Commission launches TV ad campaign to promote a life without tobacco
European Commission - IP/05/606 26/05/2005
Brussels, 26 May 2005
To mark UN World No Tobacco Day (31 May), the European Commission has unveiled the next phase of its ‘HELP’ anti-smoking campaign – an EU-wide TV adverting campaign that seeks to “de-normalise” the deadly habit. By substituting cigarettes with party-whistles in three every day situations, the adverts show the abnormality of smoking and the problems it poses. The aim of the campaign is to show that help is available to those addicted to, vulnerable to or affected by smoking. The advertisements do not condemn smokers and young people but instead focus the ridicule on the cigarette itself. Markos Kyprianou, the European Commissioner for Health and Consumer Protection, today presented the adverts to the press, which form part of the EU anti-smoking campaign “HELP: For a Life Without Tobacco” (see IP/05/225). In addition to the adverts which will run on TV stations throughout the 25 EU Member States from 7 June, the Commissioner also launched the ‘HELP’ web site and provided an update on the progress of the campaign. In a separate development the Commission has adopted enabling legislation to introduce “picture warnings” on cigarette packs, including pictures of blackened lungs and rotten teeth (see IP/04/1284).

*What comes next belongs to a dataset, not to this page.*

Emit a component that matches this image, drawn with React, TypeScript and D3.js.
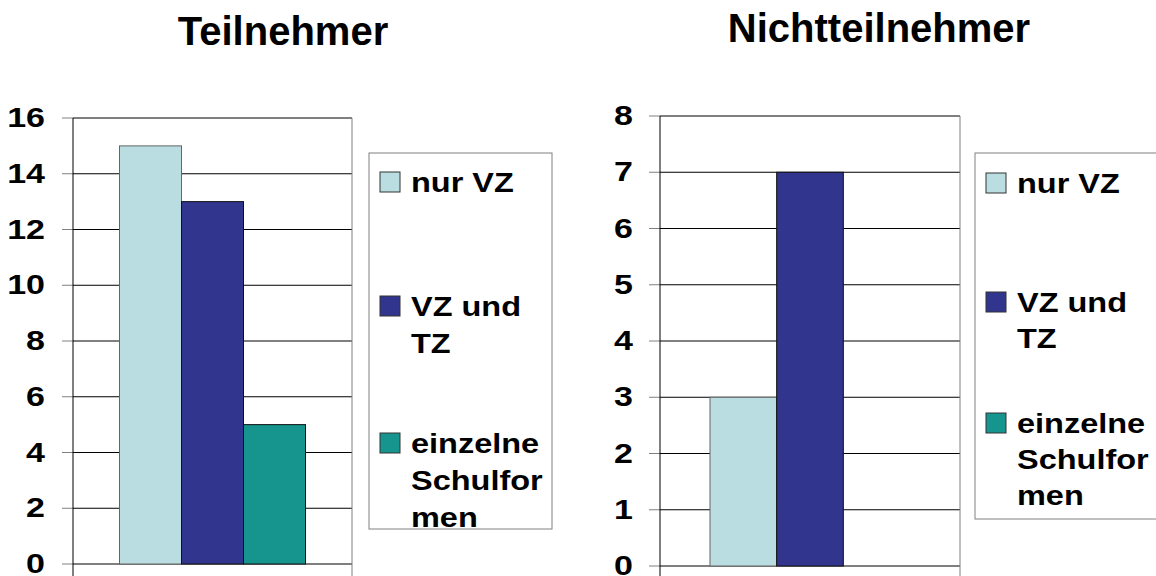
import React from "react";
import * as d3 from "d3";

// data
const categories = ["nur VZ", "VZ und TZ", "einzelne Schulformen"];
const legendLines = [["nur VZ"], ["VZ und", "TZ"], ["einzelne", "Schulfor", "men"]];
const colors = ["#B9DDE1", "#31358E", "#16958F"];
const teilnehmer = [15, 13, 5];
const nichtteilnehmer = [3, 7, 0];
const ticksTeil = [0, 2, 4, 6, 8, 10, 12, 14, 16];
const ticksNicht = [0, 1, 2, 3, 4, 5, 6, 7, 8];

const FONT = "'Liberation Sans', Arial, sans-serif";

type PanelProps = {
  title: string;
  values: number[];
  ticks: number[];
  left: number;
  right: number;
  top: number;
  zero: number;
  titleX: number;
  titleY: number;
  labelX: number;
  legend: { x: number; y: number; w: number; h: number; swX: number; swY: number[]; textX: number; lineH: number };
};

const Panel = (p: PanelProps) => {
  const max = p.ticks[p.ticks.length - 1];
  const y = d3.scaleLinear().domain([0, max]).range([p.zero, p.top]);
  const x = d3
    .scaleBand<string>()
    .domain(categories)
    .range([p.left, p.right])
    .paddingInner(0)
    .paddingOuter(0.75);
  const lg = p.legend;

  return (
    <g>
      <text
        x={p.titleX}
        y={p.titleY}
        textAnchor="middle"
        fontFamily={FONT}
        fontWeight="bold"
        fontSize={40}
      >
        {p.title}
      </text>

      {/* gridlines + ticks */}
      {p.ticks.map((t) => (
        <g key={t}>
          <line x1={p.left - 11} x2={p.left} y1={y(t)} y2={y(t)} stroke="#808080" strokeWidth={1} />
          <line x1={p.left} x2={p.right} y1={y(t)} y2={y(t)} stroke="#000" strokeWidth={1} />
          <text
            transform={`translate(${p.labelX},${y(t) + 9}) scale(1.26,1)`}
            textAnchor="end"
            fontFamily={FONT}
            fontWeight="bold"
            fontSize={27}
          >
            {t}
          </text>
        </g>
      ))}

      {/* frame */}
      <line x1={p.left} x2={p.left} y1={p.top} y2={600} stroke="#000" strokeWidth={1} />
      <line x1={p.right} x2={p.right} y1={p.top} y2={600} stroke="#808080" strokeWidth={1} />

      {/* bars */}
      {p.values.map((v, i) =>
        v > 0 ? (
          <rect
            key={i}
            x={x(categories[i])}
            y={y(v)}
            width={x.bandwidth()}
            height={y(0) - y(v)}
            fill={colors[i]}
            stroke={i === 0 ? "#666" : "#111"}
            strokeWidth={1}
          />
        ) : null
      )}

      {/* legend */}
      <rect x={lg.x} y={lg.y} width={lg.w} height={lg.h} fill="#fff" stroke="#808080" strokeWidth={1} />
      {legendLines.map((lines, i) => (
        <g key={i}>
          <rect
            x={lg.swX}
            y={lg.swY[i]}
            width={20}
            height={20}
            fill={colors[i]}
            stroke="#333"
            strokeWidth={1}
          />
          {lines.map((s, j) => (
            <text
              key={j}
              transform={`translate(${lg.textX},${lg.swY[i] + 20 + j * lg.lineH}) scale(1.16,1)`}
              fontFamily={FONT}
              fontWeight="bold"
              fontSize={28}
            >
              {s}
            </text>
          ))}
        </g>
      ))}
    </g>
  );
};

const App = () => {
  return (
    <svg
      width={1156}
      height={576}
      style={{ position: "absolute", left: 0, top: 0, background: "#fff" }}
    >
      <Panel
        title="Teilnehmer"
        values={teilnehmer}
        ticks={ticksTeil}
        left={73}
        right={352}
        top={118}
        zero={564}
        titleX={283}
        titleY={45}
        labelX={45}
        legend={{ x: 369, y: 153, w: 183, h: 376, swX: 380, swY: [172, 296, 433], textX: 411, lineH: 37 }}
      />
      <Panel
        title="Nichtteilnehmer"
        values={nichtteilnehmer}
        ticks={ticksNicht}
        left={660}
        right={960}
        top={116}
        zero={566}
        titleX={879}
        titleY={42}
        labelX={633}
        legend={{ x: 975, y: 153, w: 200, h: 366, swX: 986, swY: [173, 292, 413], textX: 1017, lineH: 36 }}
      />
    </svg>
  );
};

export default App;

Markos Kyprianou, the European Commissioner for Health and Consumer Protection, said: “Most older smokers know that spending money on a habit that is going to kill them is ridiculous. But young people in particular are more vulnerable to the “spin” put out by the tobacco industry and can feel pressurised to start smoking in order to be accepted as “cool” by their peers. These adverts aim to turn the tables on the tobacco industry by showing that tobacco is not cool, glamorous – or even normal. By using humour, the campaign seeks to highlight how ridiculous smoking really is, while sending a serious message that people can get help to lead a life without tobacco.”
The three adverts depict a teenager under pressure from his peers to start smoking, an adult smoker longing to quit and a non-smoker enduring other people’s smoke at a party. However, in each case the smokers are pictured blowing on party whistles rather than smoking cigarettes. Extensive pre-testing showed that the target groups clearly understood that this substitution aims to ridicule smoking.
The adverts close with the message that help is available and publicise the HELP campaign website www.help-eu.com. This site contains information in 20 EU languages on how to quit smoking, how to resist pressure to start and organisations in each of the 25 EU countries that can help with these problems.
The advertisements will run in two waves, starting on 7 June with a second phase in September. Before the adverts are aired, each Member State will have been visited by the HELP campaign roadshow.
The enabling legislation adopted by the Commission means that Member States which so wish can take up the option to illustrate the standard EU health warnings on tobacco products using images from a database developed by the Commission. Belgium, Ireland, Latvia and the UK have already expressed interest in doing so.